§ **Instructions to follow**:
Can you transcribe every line exactly and leave the pictures behind?

§ **Data segment**:
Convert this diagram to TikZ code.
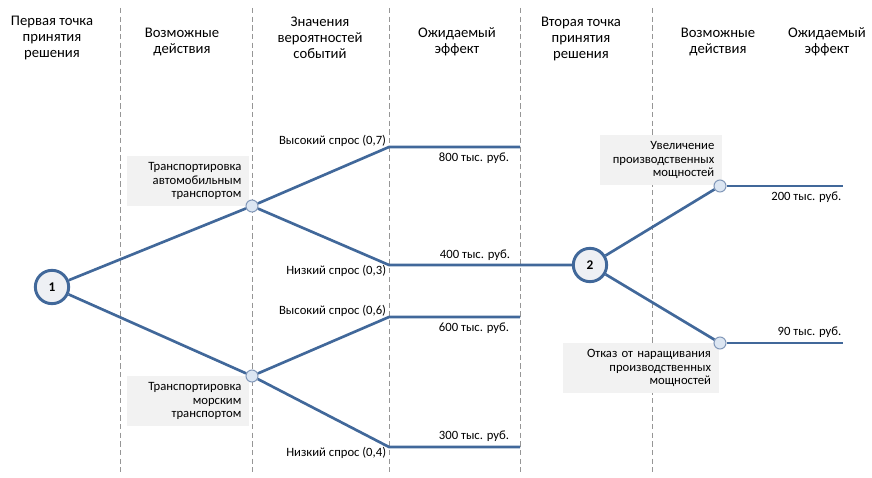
\documentclass[tikz,border=0pt]{standalone}
\usepackage{fontspec}
\setmainfont{Carlito}
\definecolor{treeblue}{RGB}{65,104,154}
\definecolor{nodefill}{RGB}{238,240,244}
\definecolor{chancefill}{RGB}{220,230,242}
\definecolor{chanceedge}{RGB}{130,152,185}
\definecolor{boxgray}{RGB}{242,242,242}
\definecolor{sepgray}{RGB}{150,150,150}
\begin{document}
\begin{tikzpicture}[x=0.75pt,y=-0.75pt,
    branch/.style={treeblue,line width=2pt},
    decision/.style={draw=treeblue,line width=2.2pt,circle,fill=nodefill,minimum size=25pt,inner sep=0pt,font=\bfseries\fontsize{10}{12}\selectfont},
    chance/.style={draw=chanceedge,line width=0.8pt,circle,fill=chancefill,minimum size=9pt,inner sep=0pt},
    head/.style={align=center,font=\fontsize{11}{12.2}\selectfont},
    lbl/.style={fill=boxgray,align=right,inner xsep=6pt,inner ysep=3pt,minimum height=37pt,font=\fontsize{9.5}{10.4}\selectfont},
    small/.style={inner sep=2pt,font=\fontsize{9.5}{10.5}\selectfont}]
        \useasboundingbox (0,0) rectangle (872,478);
        %draw column separators
        \foreach \x in {120,252,389,520,652}{
            \draw[sepgray,dashed,line width=0.5pt,dash pattern=on 4pt off 2.5pt] (\x,8) -- (\x,472);
        }
        %column headings
        \node[head] (h1) at (52,38) {Первая точка\\принятия\\решения};
        \node[head] (h2) at (182,42) {Возможные\\действия};
        \node[head] (h3) at (320,38) {Значения\\вероятностей\\событий};
        \node[head] (h4) at (457,42) {Ожидаемый\\эффект};
        \node[head] (h5) at (581,39) {Вторая точка\\принятия\\решения};
        \node[head] (h6) at (718,42) {Возможные\\действия};
        \node[head] (h7) at (827,42) {Ожидаемый\\эффект};
        %action labels
        \node[lbl,text width=80pt] (txAuto) at (188,181) {Транспортировка\\автомобильным\\транспортом};
        \node[lbl,text width=80pt] (txSea) at (188,401) {Транспортировка\\морским\\транспортом};
        \node[lbl,text width=80pt] (txMore) at (661,160) {Увеличение\\производственных\\мощностей};
        \node[lbl,text width=105pt] (txKeep) at (641,368) {Отказ от наращивания\\производственных\\мощностей};
        %turning points
        \coordinate (hiA) at (389,147);
        \coordinate (loA) at (389,265);
        \coordinate (hiS) at (389,317);
        \coordinate (loS) at (389,447);
        \coordinate (endHiA) at (520,147);
        \coordinate (endHiS) at (520,317);
        \coordinate (endLoS) at (520,447);
        \coordinate (endMore) at (843,186);
        \coordinate (endKeep) at (843,343);
        %draw nodes
        \node[decision] (n1) at (52,287) {1};
        \node[decision] (n2) at (590,265) {2};
        \node[chance] (cAuto) at (252,206) {};
        \node[chance] (cSea) at (252,376) {};
        \node[chance] (cMore) at (720,186) {};
        \node[chance] (cKeep) at (720,343) {};
        %draw branches
        \draw[branch] (n1) -- (cAuto);
        \draw[branch] (n1) -- (cSea);
        \draw[branch] (cAuto) -- (hiA) -- (endHiA);
        \draw[branch] (cAuto) -- (loA) -- (n2);
        \draw[branch] (cSea) -- (hiS) -- (endHiS);
        \draw[branch] (cSea) -- (loS) -- (endLoS);
        \draw[branch] (n2) -- (cMore);
        \draw[branch] (n2) -- (cKeep);
        \draw[branch] (cMore) -- (endMore);
        \draw[branch] (cKeep) -- (endKeep);
        %probabilities
        \node[small,anchor=south east] (pHiA) at ([yshift=-2pt]hiA) {Высокий спрос (0,7)};
        \node[small,anchor=north east] (pLoA) at ([yshift=2pt]loA) {Низкий спрос (0,3)};
        \node[small,anchor=south east] (pHiS) at ([yshift=-2pt]hiS) {Высокий спрос (0,6)};
        \node[small,anchor=north east] (pLoS) at ([yshift=2pt]loS) {Низкий спрос (0,4)};
        %expected effects
        \node[small,anchor=north east] (vHiA) at ([xshift=-6pt,yshift=-2pt]endHiA) {800 тыс. руб.};
        \node[small,anchor=south east] (vLoA) at (513,263) {400 тыс. руб.};
        \node[small,anchor=north east] (vHiS) at ([xshift=-6pt,yshift=-2pt]endHiS) {600 тыс. руб.};
        \node[small,anchor=south east] (vLoS) at ([xshift=-6pt,yshift=2pt]endLoS) {300 тыс. руб.};
        \node[small,anchor=north east] (vMore) at ([xshift=1pt,yshift=-2pt]endMore) {200 тыс. руб.};
        \node[small,anchor=south east] (vKeep) at ([xshift=1pt,yshift=2pt]endKeep) {90 тыс. руб.};
\end{tikzpicture}
\end{document}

§ **Solution for this task**:
Convert this diagram to TikZ code.
\documentclass[tikz,border=0pt]{standalone}
\usepackage{fontspec}
\setmainfont{Carlito}
\definecolor{treeblue}{RGB}{65,104,154}
\definecolor{nodefill}{RGB}{238,240,244}
\definecolor{chancefill}{RGB}{220,230,242}
\definecolor{chanceedge}{RGB}{130,152,185}
\definecolor{boxgray}{RGB}{242,242,242}
\definecolor{sepgray}{RGB}{150,150,150}
\begin{document}
\begin{tikzpicture}[x=0.75pt,y=-0.75pt,
    branch/.style={treeblue,line width=2pt},
    decision/.style={draw=treeblue,line width=2.2pt,circle,fill=nodefill,minimum size=25pt,inner sep=0pt,font=\bfseries\fontsize{10}{12}\selectfont},
    chance/.style={draw=chanceedge,line width=0.8pt,circle,fill=chancefill,minimum size=9pt,inner sep=0pt},
    head/.style={align=center,font=\fontsize{11}{12.2}\selectfont},
    lbl/.style={fill=boxgray,align=right,inner xsep=6pt,inner ysep=3pt,minimum height=37pt,font=\fontsize{9.5}{10.4}\selectfont},
    small/.style={inner sep=2pt,font=\fontsize{9.5}{10.5}\selectfont}]
        \useasboundingbox (0,0) rectangle (872,478);
        %draw column separators
        \foreach \x in {120,252,389,520,652}{
            \draw[sepgray,dashed,line width=0.5pt,dash pattern=on 4pt off 2.5pt] (\x,8) -- (\x,472);
        }
        %column headings
        \node[head] (h1) at (52,38) {Первая точка\\принятия\\решения};
        \node[head] (h2) at (182,42) {Возможные\\действия};
        \node[head] (h3) at (320,38) {Значения\\вероятностей\\событий};
        \node[head] (h4) at (457,42) {Ожидаемый\\эффект};
        \node[head] (h5) at (581,39) {Вторая точка\\принятия\\решения};
        \node[head] (h6) at (718,42) {Возможные\\действия};
        \node[head] (h7) at (827,42) {Ожидаемый\\эффект};
        %action labels
        \node[lbl,text width=80pt] (txAuto) at (188,181) {Транспортировка\\автомобильным\\транспортом};
        \node[lbl,text width=80pt] (txSea) at (188,401) {Транспортировка\\морским\\транспортом};
        \node[lbl,text width=80pt] (txMore) at (661,160) {Увеличение\\производственных\\мощностей};
        \node[lbl,text width=105pt] (txKeep) at (641,368) {Отказ от наращивания\\производственных\\мощностей};
        %turning points
        \coordinate (hiA) at (389,147);
        \coordinate (loA) at (389,265);
        \coordinate (hiS) at (389,317);
        \coordinate (loS) at (389,447);
        \coordinate (endHiA) at (520,147);
        \coordinate (endHiS) at (520,317);
        \coordinate (endLoS) at (520,447);
        \coordinate (endMore) at (843,186);
        \coordinate (endKeep) at (843,343);
        %draw nodes
        \node[decision] (n1) at (52,287) {1};
        \node[decision] (n2) at (590,265) {2};
        \node[chance] (cAuto) at (252,206) {};
        \node[chance] (cSea) at (252,376) {};
        \node[chance] (cMore) at (720,186) {};
        \node[chance] (cKeep) at (720,343) {};
        %draw branches
        \draw[branch] (n1) -- (cAuto);
        \draw[branch] (n1) -- (cSea);
        \draw[branch] (cAuto) -- (hiA) -- (endHiA);
        \draw[branch] (cAuto) -- (loA) -- (n2);
        \draw[branch] (cSea) -- (hiS) -- (endHiS);
        \draw[branch] (cSea) -- (loS) -- (endLoS);
        \draw[branch] (n2) -- (cMore);
        \draw[branch] (n2) -- (cKeep);
        \draw[branch] (cMore) -- (endMore);
        \draw[branch] (cKeep) -- (endKeep);
        %probabilities
        \node[small,anchor=south east] (pHiA) at ([yshift=-2pt]hiA) {Высокий спрос (0,7)};
        \node[small,anchor=north east] (pLoA) at ([yshift=2pt]loA) {Низкий спрос (0,3)};
        \node[small,anchor=south east] (pHiS) at ([yshift=-2pt]hiS) {Высокий спрос (0,6)};
        \node[small,anchor=north east] (pLoS) at ([yshift=2pt]loS) {Низкий спрос (0,4)};
        %expected effects
        \node[small,anchor=north east] (vHiA) at ([xshift=-6pt,yshift=-2pt]endHiA) {800 тыс. руб.};
        \node[small,anchor=south east] (vLoA) at (513,263) {400 тыс. руб.};
        \node[small,anchor=north east] (vHiS) at ([xshift=-6pt,yshift=-2pt]endHiS) {600 тыс. руб.};
        \node[small,anchor=south east] (vLoS) at ([xshift=-6pt,yshift=2pt]endLoS) {300 тыс. руб.};
        \node[small,anchor=north east] (vMore) at ([xshift=1pt,yshift=-2pt]endMore) {200 тыс. руб.};
        \node[small,anchor=south east] (vKeep) at ([xshift=1pt,yshift=2pt]endKeep) {90 тыс. руб.};
\end{tikzpicture}
\end{document}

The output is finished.